All Expectations accept a boolean catch_exceptions parameter. If true, execution will not fail if the Expectation encounters an error. Instead, it will return False and (in BASIC and SUMMARY modes) an informative error message

{
    "result": False,
    "raised_exception": True,
    "exception_traceback": "..."
}

catch_exceptions is on by default in command-line validation mode, and off by default in exploration mode.

meta

All Expectations accept an optional meta parameter. If meta is a valid JSON-serializable dictionary, it will be passed through to the expectation_result object without modification.

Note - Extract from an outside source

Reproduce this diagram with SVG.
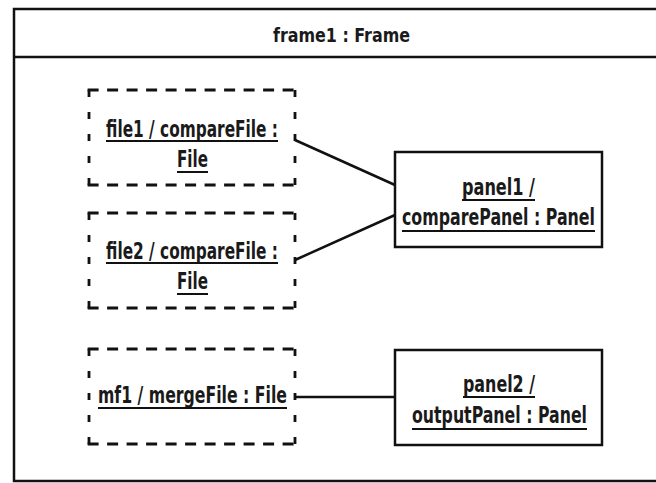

>> my_df.expect_column_values_to_be_in_set(
    "my_column",
    ["a", "b", "c"],
    meta={
        "foo": "bar",
        "baz": [1,2,3,4]
    }
)
{
    "success": False,
    "meta": {
        "foo": "bar",
        "baz": [1,2,3,4]
    }
}

mostly

mostly is a special argument that is automatically available in all column_map_expectations. mostly must be a float between 0 and 1. Great Expectations evaluates it as a percentage, allowing some wiggle room when evaluating expectations: as long as mostly percent of rows evaluate to True, the expectation returns “success”: True.

[0,1,2,3,4,5,6,7,8,9]

>> my_df.expect_column_values_to_be_between(
    "my_column",
    min_value=0,
    max_value=7
)
{
    "success": False,
    ...
}

>> my_df.expect_column_values_to_be_between(
    "my_column",
    min_value=0,
    max_value=7,
    mostly=0.7
)
{
    "success": True,
    ...
}

Expectations with mostly return exception lists even if they succeed:

>> my_df.expect_column_values_to_be_between(
    "my_column",
    min_value=0,
    max_value=7,
    mostly=0.7
)
{
  "success": true
  "result": {
    "unexpected_percent": 0.2,
    "partial_unexpected_index_list": [
      8,
      9
    ],
    "partial_unexpected_list": [
      8,
      9
    ],
    "unexpected_percent_nonmissing": 0.2,
    "unexpected_count": 2
  }
}

Dataset defaults

This default behavior for result_format, include_config, catch_exceptions can be overridden at the Dataset level:

my_dataset.set_default_expectation_argument("result_format", "SUMMARY")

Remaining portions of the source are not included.